Figure scripts:
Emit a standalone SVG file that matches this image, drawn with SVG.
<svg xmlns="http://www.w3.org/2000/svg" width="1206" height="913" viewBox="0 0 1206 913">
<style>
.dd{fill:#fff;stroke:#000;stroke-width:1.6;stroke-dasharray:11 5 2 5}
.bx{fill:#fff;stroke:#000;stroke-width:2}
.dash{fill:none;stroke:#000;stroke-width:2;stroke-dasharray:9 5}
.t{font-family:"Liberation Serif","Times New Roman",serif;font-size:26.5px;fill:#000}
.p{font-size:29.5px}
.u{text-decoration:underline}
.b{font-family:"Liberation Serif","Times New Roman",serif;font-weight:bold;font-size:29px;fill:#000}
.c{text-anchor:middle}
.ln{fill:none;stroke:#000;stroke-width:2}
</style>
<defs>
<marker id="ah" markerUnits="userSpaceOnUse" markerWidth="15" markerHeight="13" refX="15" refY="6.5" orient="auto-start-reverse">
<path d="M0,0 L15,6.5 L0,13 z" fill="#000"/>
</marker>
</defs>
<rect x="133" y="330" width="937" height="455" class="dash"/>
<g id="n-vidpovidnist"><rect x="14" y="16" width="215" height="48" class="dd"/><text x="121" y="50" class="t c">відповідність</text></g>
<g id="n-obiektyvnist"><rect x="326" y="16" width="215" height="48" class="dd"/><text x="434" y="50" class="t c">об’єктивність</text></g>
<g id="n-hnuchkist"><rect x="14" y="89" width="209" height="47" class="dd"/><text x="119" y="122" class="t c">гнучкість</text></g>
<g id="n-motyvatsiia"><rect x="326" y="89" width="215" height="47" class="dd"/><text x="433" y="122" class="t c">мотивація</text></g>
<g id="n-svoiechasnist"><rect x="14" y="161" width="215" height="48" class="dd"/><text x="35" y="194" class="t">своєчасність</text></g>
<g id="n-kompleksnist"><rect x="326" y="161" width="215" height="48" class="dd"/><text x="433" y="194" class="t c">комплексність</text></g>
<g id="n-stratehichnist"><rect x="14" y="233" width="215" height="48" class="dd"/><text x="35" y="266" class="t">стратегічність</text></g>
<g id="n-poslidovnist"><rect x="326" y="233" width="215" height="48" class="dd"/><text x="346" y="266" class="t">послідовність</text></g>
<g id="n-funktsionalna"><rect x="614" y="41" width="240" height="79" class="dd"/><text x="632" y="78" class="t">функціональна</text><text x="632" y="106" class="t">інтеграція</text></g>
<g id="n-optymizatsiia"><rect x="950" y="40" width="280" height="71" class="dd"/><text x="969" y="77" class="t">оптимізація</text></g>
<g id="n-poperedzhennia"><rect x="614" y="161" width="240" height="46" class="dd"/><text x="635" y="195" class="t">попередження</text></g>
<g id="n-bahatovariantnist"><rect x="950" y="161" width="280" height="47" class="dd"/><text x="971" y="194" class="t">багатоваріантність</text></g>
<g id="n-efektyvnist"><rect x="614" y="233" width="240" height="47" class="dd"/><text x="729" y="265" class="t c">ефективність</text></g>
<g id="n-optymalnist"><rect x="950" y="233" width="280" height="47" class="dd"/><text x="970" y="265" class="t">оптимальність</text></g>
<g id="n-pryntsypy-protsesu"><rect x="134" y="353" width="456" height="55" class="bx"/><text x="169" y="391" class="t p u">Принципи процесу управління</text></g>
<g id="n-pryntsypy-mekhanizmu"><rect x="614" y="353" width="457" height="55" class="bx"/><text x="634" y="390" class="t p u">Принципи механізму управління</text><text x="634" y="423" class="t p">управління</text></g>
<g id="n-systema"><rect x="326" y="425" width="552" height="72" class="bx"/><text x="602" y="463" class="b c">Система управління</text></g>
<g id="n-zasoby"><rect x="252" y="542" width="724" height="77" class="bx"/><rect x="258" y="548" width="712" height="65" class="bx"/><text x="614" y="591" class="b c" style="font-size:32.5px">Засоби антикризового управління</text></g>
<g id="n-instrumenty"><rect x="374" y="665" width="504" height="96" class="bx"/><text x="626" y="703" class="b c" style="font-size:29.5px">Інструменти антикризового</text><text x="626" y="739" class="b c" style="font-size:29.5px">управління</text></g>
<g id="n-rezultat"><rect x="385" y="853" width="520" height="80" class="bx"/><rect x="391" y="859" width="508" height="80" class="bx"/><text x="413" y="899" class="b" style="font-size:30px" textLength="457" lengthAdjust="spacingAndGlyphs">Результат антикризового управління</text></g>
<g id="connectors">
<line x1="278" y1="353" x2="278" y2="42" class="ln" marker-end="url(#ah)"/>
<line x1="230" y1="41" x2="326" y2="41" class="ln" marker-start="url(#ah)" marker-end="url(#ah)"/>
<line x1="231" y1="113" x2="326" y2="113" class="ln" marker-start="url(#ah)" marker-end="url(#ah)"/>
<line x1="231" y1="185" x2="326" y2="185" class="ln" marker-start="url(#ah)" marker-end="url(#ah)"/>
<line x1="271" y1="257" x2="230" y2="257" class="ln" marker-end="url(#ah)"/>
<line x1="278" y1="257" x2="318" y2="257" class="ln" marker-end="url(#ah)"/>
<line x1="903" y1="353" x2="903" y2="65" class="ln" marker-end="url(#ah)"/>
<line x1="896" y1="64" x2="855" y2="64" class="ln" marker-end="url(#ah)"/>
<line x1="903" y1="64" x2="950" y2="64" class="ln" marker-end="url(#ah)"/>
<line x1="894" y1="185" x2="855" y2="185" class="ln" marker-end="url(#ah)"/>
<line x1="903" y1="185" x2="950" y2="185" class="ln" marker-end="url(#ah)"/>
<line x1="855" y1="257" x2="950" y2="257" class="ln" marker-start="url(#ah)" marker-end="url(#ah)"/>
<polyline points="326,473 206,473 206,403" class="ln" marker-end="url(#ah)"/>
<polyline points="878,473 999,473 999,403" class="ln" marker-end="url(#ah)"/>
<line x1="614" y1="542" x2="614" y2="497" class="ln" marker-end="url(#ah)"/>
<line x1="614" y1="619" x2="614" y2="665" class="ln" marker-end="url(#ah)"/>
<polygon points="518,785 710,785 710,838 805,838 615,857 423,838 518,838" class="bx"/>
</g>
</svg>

--

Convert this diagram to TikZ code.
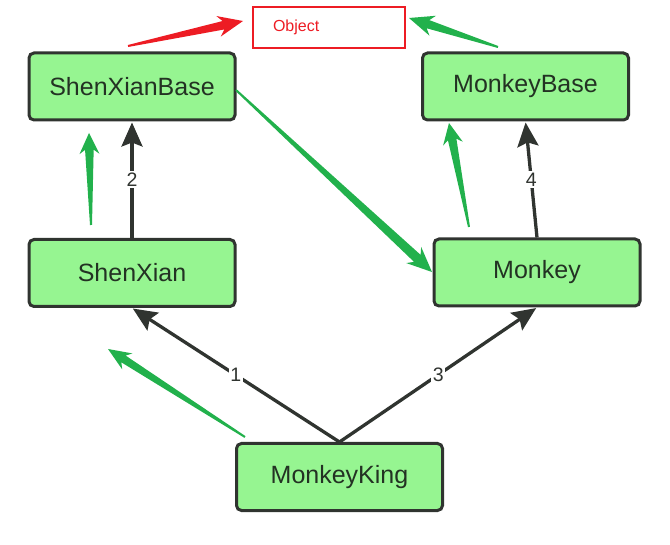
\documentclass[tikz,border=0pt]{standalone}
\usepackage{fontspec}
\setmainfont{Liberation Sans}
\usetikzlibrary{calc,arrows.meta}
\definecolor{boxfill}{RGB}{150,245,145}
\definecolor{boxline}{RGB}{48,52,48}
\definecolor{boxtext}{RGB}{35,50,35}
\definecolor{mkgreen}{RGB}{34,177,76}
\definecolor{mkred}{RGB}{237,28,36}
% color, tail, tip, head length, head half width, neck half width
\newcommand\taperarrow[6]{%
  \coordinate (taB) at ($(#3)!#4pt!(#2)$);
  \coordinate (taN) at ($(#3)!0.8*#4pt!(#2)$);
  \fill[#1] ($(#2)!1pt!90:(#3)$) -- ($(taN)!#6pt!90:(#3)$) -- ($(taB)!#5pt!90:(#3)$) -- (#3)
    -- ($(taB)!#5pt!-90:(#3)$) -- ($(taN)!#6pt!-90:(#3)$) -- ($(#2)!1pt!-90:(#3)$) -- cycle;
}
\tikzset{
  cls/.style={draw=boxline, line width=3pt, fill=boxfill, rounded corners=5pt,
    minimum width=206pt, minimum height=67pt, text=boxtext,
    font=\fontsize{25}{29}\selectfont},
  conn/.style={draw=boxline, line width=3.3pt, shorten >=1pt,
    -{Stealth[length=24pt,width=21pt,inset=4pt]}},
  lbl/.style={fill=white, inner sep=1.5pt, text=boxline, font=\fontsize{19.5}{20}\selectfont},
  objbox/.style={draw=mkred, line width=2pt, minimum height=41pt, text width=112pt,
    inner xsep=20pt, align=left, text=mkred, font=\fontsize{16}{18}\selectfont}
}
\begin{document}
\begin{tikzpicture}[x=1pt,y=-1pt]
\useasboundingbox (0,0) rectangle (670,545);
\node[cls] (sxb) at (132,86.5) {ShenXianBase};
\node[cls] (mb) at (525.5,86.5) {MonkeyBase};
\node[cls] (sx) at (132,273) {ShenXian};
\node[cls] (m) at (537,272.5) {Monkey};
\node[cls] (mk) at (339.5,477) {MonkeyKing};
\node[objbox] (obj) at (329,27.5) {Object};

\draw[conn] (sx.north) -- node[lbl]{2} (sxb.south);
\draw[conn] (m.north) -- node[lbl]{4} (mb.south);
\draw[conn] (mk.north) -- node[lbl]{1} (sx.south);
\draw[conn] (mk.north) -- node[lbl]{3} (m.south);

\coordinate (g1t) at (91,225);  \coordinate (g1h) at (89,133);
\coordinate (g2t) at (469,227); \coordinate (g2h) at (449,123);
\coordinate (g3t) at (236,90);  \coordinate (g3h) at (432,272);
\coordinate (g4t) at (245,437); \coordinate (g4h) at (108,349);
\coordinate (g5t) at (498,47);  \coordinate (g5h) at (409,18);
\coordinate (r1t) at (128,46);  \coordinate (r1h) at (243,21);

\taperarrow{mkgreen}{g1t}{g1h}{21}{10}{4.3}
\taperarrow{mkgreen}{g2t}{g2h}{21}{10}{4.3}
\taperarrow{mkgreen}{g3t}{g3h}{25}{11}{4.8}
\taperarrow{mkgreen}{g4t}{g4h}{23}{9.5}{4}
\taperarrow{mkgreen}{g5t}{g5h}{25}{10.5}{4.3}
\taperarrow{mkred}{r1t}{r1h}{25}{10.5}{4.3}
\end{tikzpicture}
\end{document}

---

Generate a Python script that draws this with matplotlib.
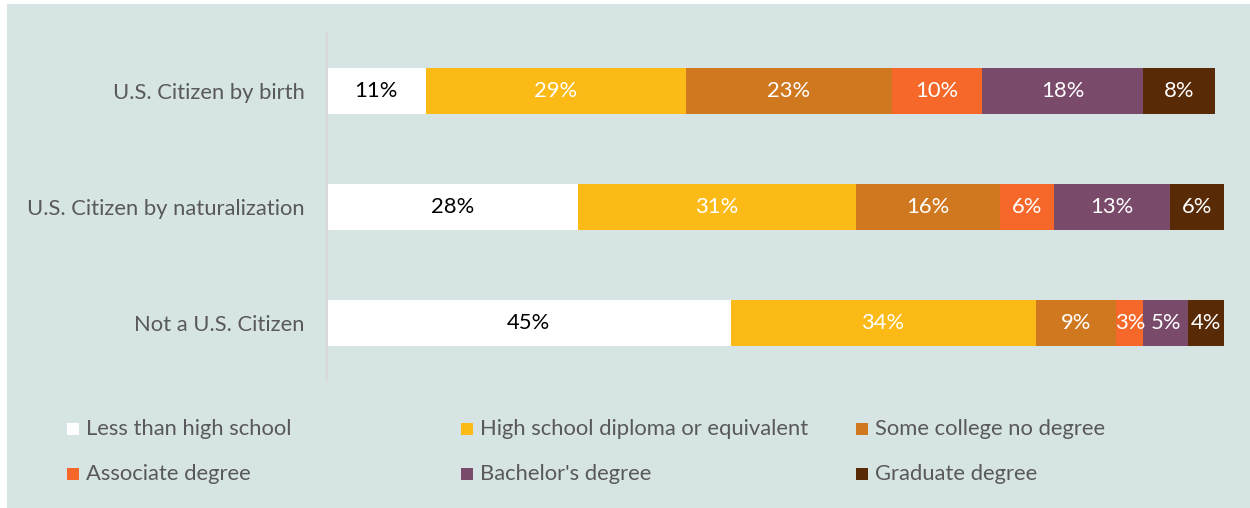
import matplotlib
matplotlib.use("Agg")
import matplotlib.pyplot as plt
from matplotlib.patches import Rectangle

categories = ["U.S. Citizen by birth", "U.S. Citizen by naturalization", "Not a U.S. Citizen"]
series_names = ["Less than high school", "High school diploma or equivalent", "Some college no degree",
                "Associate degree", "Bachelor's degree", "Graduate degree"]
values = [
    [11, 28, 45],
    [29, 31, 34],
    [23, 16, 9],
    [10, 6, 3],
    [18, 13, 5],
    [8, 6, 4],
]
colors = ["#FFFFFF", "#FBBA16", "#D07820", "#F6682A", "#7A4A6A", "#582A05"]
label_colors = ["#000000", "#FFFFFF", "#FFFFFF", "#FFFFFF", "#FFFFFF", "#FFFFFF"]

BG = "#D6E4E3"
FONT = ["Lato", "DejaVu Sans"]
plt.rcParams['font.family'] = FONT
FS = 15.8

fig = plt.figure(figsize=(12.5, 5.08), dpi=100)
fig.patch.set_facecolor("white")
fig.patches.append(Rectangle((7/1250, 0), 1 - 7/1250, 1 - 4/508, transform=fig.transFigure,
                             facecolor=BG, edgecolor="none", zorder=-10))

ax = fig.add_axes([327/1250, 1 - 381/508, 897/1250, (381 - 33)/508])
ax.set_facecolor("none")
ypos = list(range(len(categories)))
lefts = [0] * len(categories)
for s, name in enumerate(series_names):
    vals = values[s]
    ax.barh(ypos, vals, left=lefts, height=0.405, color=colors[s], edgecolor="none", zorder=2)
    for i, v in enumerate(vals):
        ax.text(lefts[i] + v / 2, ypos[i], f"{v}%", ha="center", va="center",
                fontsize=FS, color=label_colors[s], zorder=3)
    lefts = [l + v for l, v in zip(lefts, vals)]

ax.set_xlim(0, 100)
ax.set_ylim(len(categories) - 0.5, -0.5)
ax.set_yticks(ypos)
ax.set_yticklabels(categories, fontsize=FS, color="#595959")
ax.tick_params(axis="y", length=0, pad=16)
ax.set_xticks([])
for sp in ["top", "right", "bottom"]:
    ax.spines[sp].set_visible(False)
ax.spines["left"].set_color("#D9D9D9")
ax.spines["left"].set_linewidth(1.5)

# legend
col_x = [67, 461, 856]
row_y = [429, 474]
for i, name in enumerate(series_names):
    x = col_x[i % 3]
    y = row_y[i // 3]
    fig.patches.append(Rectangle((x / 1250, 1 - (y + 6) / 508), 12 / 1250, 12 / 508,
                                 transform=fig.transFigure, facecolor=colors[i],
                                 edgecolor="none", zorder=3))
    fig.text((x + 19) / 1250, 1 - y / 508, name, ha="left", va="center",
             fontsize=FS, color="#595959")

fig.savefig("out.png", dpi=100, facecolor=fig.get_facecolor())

REQUEST -
The lines you need run from the one containing "Generate a Python" down to the one containing "from matplotlib.patches import Rectangle"; print them exactly, both ends included, and leave out pictures.

ANSWER TO THE TASK -
Generate a Python script that draws this with matplotlib.
import matplotlib
matplotlib.use("Agg")
import matplotlib.pyplot as plt
from matplotlib.patches import Rectangle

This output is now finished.